As a student, Nathan had envisioned himself a tropical biologist observing the butterflies of the rainforest. But Costa Rican field studies are expensive ventures, so when he got funding to study a domestic beetle in the Sierra Nevada, he took it.
The willow leaf beetle leads a relatively simple — and short! — life. Adults emerge from overwintering in snow-covered soil in early summer and immediately start mating and eating willow leaves. They lay eggs, the eggs hatch, and a new generation of adults grows over the course of the summer before heading underground and going dormant for the next nine months. And so the cycle repeats itself.
![Left image: larvae of willow beetle; right image: willow beetle pupa](https://evolution.berkeley.edu/wp-content/uploads/2021/06/beetle-larvae-pupa.jpg)
After learning about the natural history of the beetle in the wild, Nathan realized that he’d lucked into a species that was perfect for studying animals’ response to environmental change. The beetles have small bodies so they respond to environmental change quickly; they live in an undisturbed environment so Nathan could be sure he was studying the effects of a “natural” environment change and not the effects of a nearby city or highway; they mate and grow quickly so evolution can be observed in real time; and they have a relatively streamlined ecology. “Their food web is simple,” Elizabeth explains. “They eat willows. They only have a couple of predators. So if we want to understand the whole ecological scene, we don’t have a lot of players in the game.”
![protein gel](https://evolution.berkeley.edu/wp-content/uploads/2021/06/02_Protein_gel_willowbeetles.jpg)

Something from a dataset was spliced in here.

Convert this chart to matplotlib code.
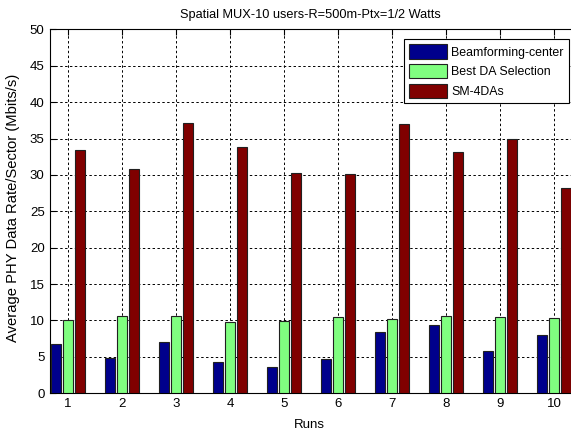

One of the first things Nathan wanted to do was to establish the history of the Sierra populations and how they were all related to one another. At the time, the way to do this was to screen 20 or 30 proteins and look for those that varied among individuals, which would indicate that the gene encoding that protein also varied. When a gene occurs in different versions (i.e., alleles) in a population, it is called a polymorphism — e.g., sickle cell anemia occurs when a person carries one normal hemoglobin protein and one hemoglobin protein with a single base pair difference, and so we say that the hemoglobin gene is polymorphic. Nathan tested the beetles’ proteins. “I had five enzymes that showed reasonable polymorphisms,” he recalls. “And then one popped out as being different from everybody else, and I was actually disappointed. I was like, ‘Uh oh, one of my five isn’t working right!'” The protein in question was phosphoglucose isomerase (PGI for short), and of course, it was working right. But, as he would soon find out with Elizabeth’s help, the differences in this gene didn’t reflect differences in population history, but differences in the beetles’ environments.
What is PGI?
PGI is a protein involved in energy metabolism. It is an enzyme (i.e., it causes chemical reactions between other molecules) that helps convert sugar into a form that cells can use for energy, ATP. These reactions are ancient and likely evolved in some of the earliest living cells on Earth, so many organisms across the Tree of Life have inherited the gene for PGI. Most Sierra Nevada willow leaf beetles have two versions of the PGI gene: PGI-1 and PGI-4. Since beetles are diploid (just like we humans are) with two copies of each gene, there are three possible PGI genotypes in these beetles: 1-1, 1-4, and 4-4. (Don’t let the notation confuse you. This is the same as Mendel’s peas having the genotypes PP, Pp, and pp; we are just using numbers instead of upper and lowercase letters.)